そもそも、言葉に向き合う人というのは、こわいぐらいに熱い、と私は実感しています。刀を持たせたら、考えの異なる相手を斬りかねない、ぐらい。言葉を語るやつに刀と一升瓶は持たせるな、というのが、短歌や新聞や校閲という業界に足をつっこんでいて私が覚えた知恵であります(まあ、なかなかそんな場面ないですけど)。私自身、言葉の使い方のせいで人間関係で失敗したことがありますので、「言葉はわたくしのものではない」ということを常に肝に銘じ、人の言葉についての考え方や感覚、使い方に対して寛容になるようにしています(短歌の作品では「わたくし」の言葉の使い方がけっこうあらわになる、いや、あらわにすべしと思っていますが)。

ですから、山田先生と見坊先生が別々の道を行くことになるのは必然、ということは腑に落ちました。
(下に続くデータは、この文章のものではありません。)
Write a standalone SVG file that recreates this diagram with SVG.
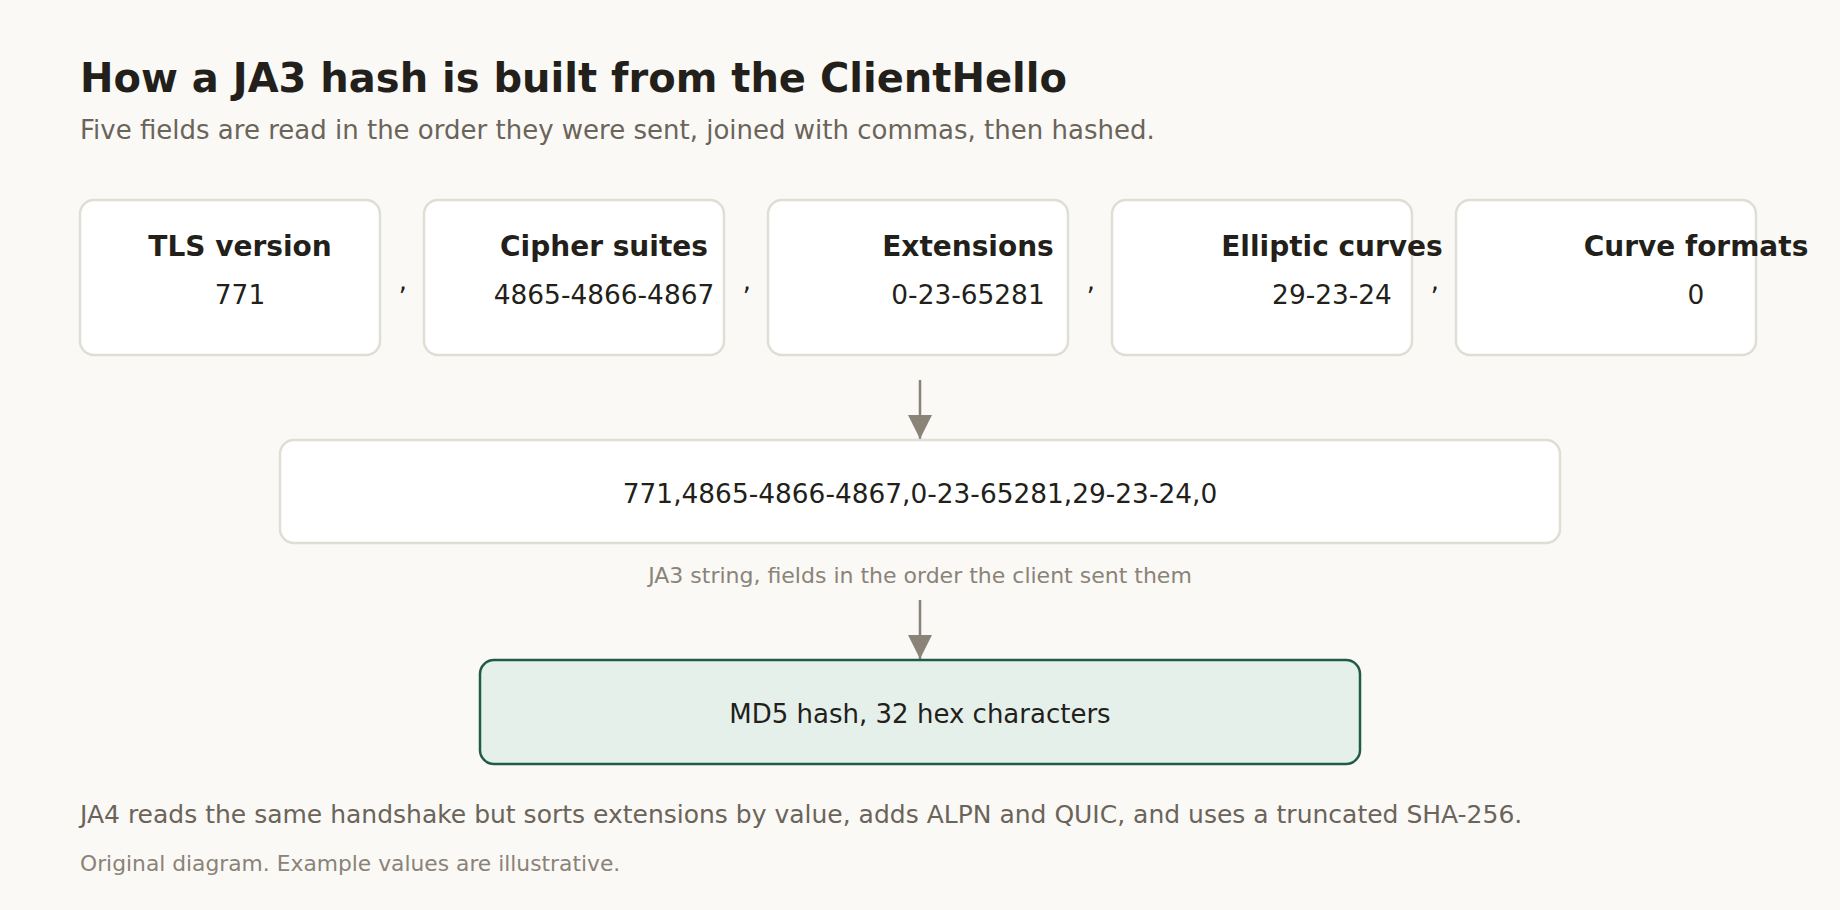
<svg xmlns="http://www.w3.org/2000/svg" width="1840" height="910" viewBox="0 0 1840 910">
  <defs>
    <style>
      .t { font-family: "DejaVu Sans", "Liberation Sans", sans-serif; }
      .title { font-size: 40px; font-weight: bold; fill: #231f1a; }
      .sub { font-size: 26px; fill: #6b645a; }
      .field { fill: #ffffff; stroke: #e0ddd5; stroke-width: 2.5; }
      .fname { font-size: 28px; font-weight: bold; fill: #231f1a; text-anchor: middle; }
      .fval { font-size: 26.4px; fill: #231f1a; text-anchor: middle; }
      .comma { font-size: 26px; fill: #231f1a; text-anchor: middle; }
      .cap { font-size: 22px; fill: #8a8378; }
      .conn { stroke: #8a8378; stroke-width: 2.5; fill: none; }
      .hash { fill: #e6f0eb; stroke: #1f5c47; stroke-width: 2.5; }
    </style>
    <marker id="arrow" markerUnits="userSpaceOnUse" markerWidth="24" markerHeight="24" viewBox="0 0 22 22" refX="22" refY="11" orient="auto">
      <path d="M0,0 L22,11 L0,22 z" fill="#8a8378"/>
    </marker>
  </defs>
  <rect x="0" y="0" width="1840" height="910" fill="#faf9f6"/>

  <text class="t title" x="80" y="92">How a JA3 hash is built from the ClientHello</text>
  <text class="t sub" x="80" y="139">Five fields are read in the order they were sent, joined with commas, then hashed.</text>

  <g id="field-tls-version">
    <rect class="field" x="80" y="200" width="300" height="155" rx="14"/>
    <text class="t fname" x="240" y="256">TLS version</text>
    <text class="t fval" x="240" y="304">771</text>
  </g>
  <g id="field-cipher-suites">
    <rect class="field" x="424" y="200" width="300" height="155" rx="14"/>
    <text class="t fname" x="604" y="256">Cipher suites</text>
    <text class="t fval" x="604" y="304">4865-4866-4867</text>
  </g>
  <g id="field-extensions">
    <rect class="field" x="768" y="200" width="300" height="155" rx="14"/>
    <text class="t fname" x="968" y="256">Extensions</text>
    <text class="t fval" x="968" y="304">0-23-65281</text>
  </g>
  <g id="field-elliptic-curves">
    <rect class="field" x="1112" y="200" width="300" height="155" rx="14"/>
    <text class="t fname" x="1332" y="256">Elliptic curves</text>
    <text class="t fval" x="1332" y="304">29-23-24</text>
  </g>
  <g id="field-curve-formats">
    <rect class="field" x="1456" y="200" width="300" height="155" rx="14"/>
    <text class="t fname" x="1696" y="256">Curve formats</text>
    <text class="t fval" x="1696" y="304">0</text>
  </g>

  <g id="commas">
    <text class="t comma" x="403" y="290">,</text>
    <text class="t comma" x="747" y="290">,</text>
    <text class="t comma" x="1091" y="290">,</text>
    <text class="t comma" x="1435" y="290">,</text>
  </g>

  <g id="connectors">
    <line class="conn" x1="920" y1="380" x2="920" y2="439" marker-end="url(#arrow)"/>
    <line class="conn" x1="920" y1="600" x2="920" y2="659" marker-end="url(#arrow)"/>
  </g>

  <g id="ja3-string">
    <rect class="field" x="280" y="440" width="1280" height="103" rx="14"/>
    <text class="t fval" x="920" y="503">771,4865-4866-4867,0-23-65281,29-23-24,0</text>
  </g>
  <text class="t cap" x="920" y="583" text-anchor="middle">JA3 string, fields in the order the client sent them</text>

  <g id="md5-hash">
    <rect class="hash" x="480" y="660" width="880" height="104" rx="14"/>
    <text class="t fval" x="920" y="723" style="font-size:26px">MD5 hash, 32 hex characters</text>
  </g>

  <text class="t sub" x="80" y="823" style="font-size:25px">JA4 reads the same handshake but sorts extensions by value, adds ALPN and QUIC, and uses a truncated SHA-256.</text>
  <text class="t cap" x="80" y="871" style="font-size:21.8px">Original diagram. Example values are illustrative.</text>
</svg>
それほどに、二人の言葉についての考え方、辞書についての理想が違っていたことを、本書は「新明解」「三省堂国語辞典」の語釈や、彼らを知る人への取材、彼らの残した数少ない語りから解き明かしていきます。彼らの理想の違いから個性の際立つ辞書が二つも生まれたわけで、辞書の利用者としては非常に豊かなものをありがとう、という気持ちにもなりますが、辞書作りの渦中にあっての相克と孤独は、いかに穏やかな人柄と見えた山田先生、見坊先生であっても心中すさまじいものだったであろうこと、想像がつきます。

著者・佐々木氏が本書の早い段階で、言葉の世界を、よく使われる「海」ではなく、「大砂漠」に喩えています。読み進めるにしたがって、「大砂漠」の喩えがじわじわと効いてきました。